Sabado, 20 de abril de 2024

Carta semanal del arzobispo de oviedo

Pancartas con trastienda

Hay una estadística que se nos recuerda con profusión, captando la atención por su doloroso protagonismo: la mujer víctima del varón. Ella, junto a los niños que también sufren de tantos modos la violencia de los adultos, representa el deshonroso capítulo de una sociedad prepotente y machista que abusa de modo cobarde de quienes resultan vulnerables ante la nefanda agresividad. Ya sabemos que también la mujer puede agredir y usa de sus violencias, pero el escenario es abrumador al señalar el exceso que tiene en el varón a su principal y triste mentor.

Virginia Woolf, célebre feminista que terminará suicidándose, hablaba ya de los roles estereotipados que podrían haber determinado la lucha de sexos. Un reparto de funciones así, daría como resultado la injusta discriminación que durante tanto tiempo han podido sufrir las mujeres y que tan lenta, pero definitivamente, se ha ido superando, al menos en los países cristianos, aunque no así en el mundo musulmán.

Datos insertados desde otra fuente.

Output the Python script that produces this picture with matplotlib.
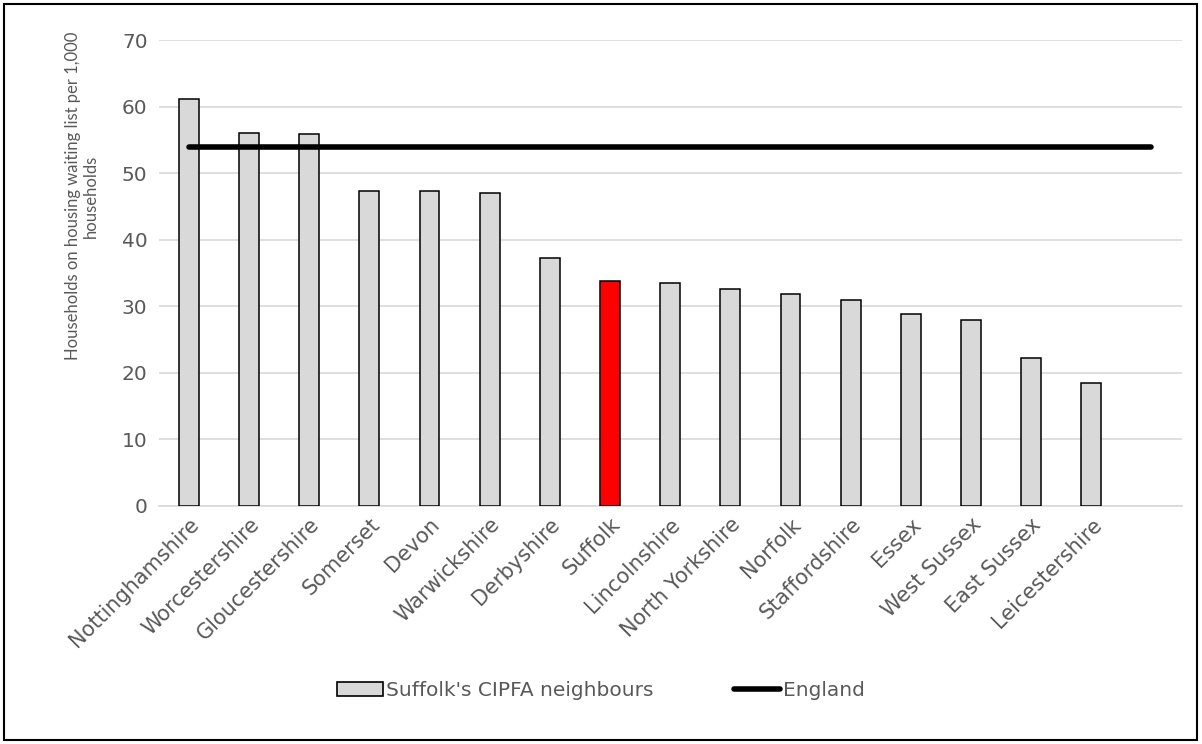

La psicología diferencial ilumina la profunda armonía que existe en la persona humana, como una relación complementaria de varón y mujer. El haber ignorado esta mutua complementariedad, ha dado lugar a que la mujer sufriese tantas reducciones. Simone de Beauvoir, defenderá la desvinculación de la mujer de la maternidad y del hogar-familia, reivindicando una igualdad sin diferencias con el varón, liberando a la mujer de esas tres "kas" de las que hablaba Ch. Möller al comentar la obra de Simone de Beauvoir: la cocina (Küche), la iglesia (Kirche) y los hijos (Kinder).

No es la mujer contra el hombre, ni viceversa, lo que puede aportar claridad en la comprensión armoniosa de la pareja humana; no es la revancha feminista lo que supera los innegables abusos machistas. Julián Marías abogaba por mantener la desigualdad entre el varón y la mujer: no ontológica y discriminatoria, sino una desigualdad complementaria en su reciprocidad armoniosa. Esta es la perspectiva antropológica de Juan Pablo II, al exponer la "unidad de los dos" como imagen de Dios.

Hay una consigna internacional, que sale de los laboratorios de Naciones Unidas y su pretensión globalizadora, que tiene en la estrategia de la ideología de género la hoja de ruta de una revolución cultural de amplio alcance. El ataque a la familia, la censura de la maternidad, la batalla que representan los conocidos lobbies con la sopa de siglas en las que esconden sus nombres, que quieren reescribir la naturaleza humana y la identidad personal, está a la base de esta orquestación en torno a la objetiva discriminación de la mujer o la violencia que ella puede sufrir por parte del varón. Pero ha habido mujeres que también se han dado cuenta de la manipulación de su causa, y han reaccionado con inteligente audacia en un manifiesto pidiendo que no las utilicen, que no están por la labor de secundar el toque a rebato que determinadas corrientes culturales y movimientos políticos se empeñan en imponer con sus escraches mediáticos. No han faltado quienes dejándose llevar por tal convocatoria populista con toda la carga ideológica de género, han quedado abducidos acríticamente con los "síndromes de Estocolmo" al uso, que sorprenden por su fatuidad argumental y el desconocimiento de todo lo que hay detrás de algunas pancartas con trastienda.

Es demasiado seria la batalla por la verdadera igualdad para andarnos en demagogias mediocres o bailando los sones de los grupos que jalean sus consignas. Es demasiado real el dolor de tantas mujeres como para que se las utilice para causas que no traen libertad e igualdad, sino nuevas imposturas dictatoriales contra la vida y la familia. Hay una igualdad respetable en la reciprocidad entre varón y mujer, que supera la violencia de las prepotencias machistas y feministas, y que secunda sin trampa populista la verdad de la persona humana en su complementariedad. Lo decía el comentarista hebreo del Talmud: «Tened mucho cuidado de no hacer llorar a una mujer, porque Dios cuenta sus lágrimas. La mujer ha salido de la costilla del hombre, no del pie para que luego pueda ser pisada, ni de la cabeza para que se crea superior, sino del costado para ser igual entre ambos, un poco más abajo del brazo para ser protegida, y del lado del corazón para ser amada».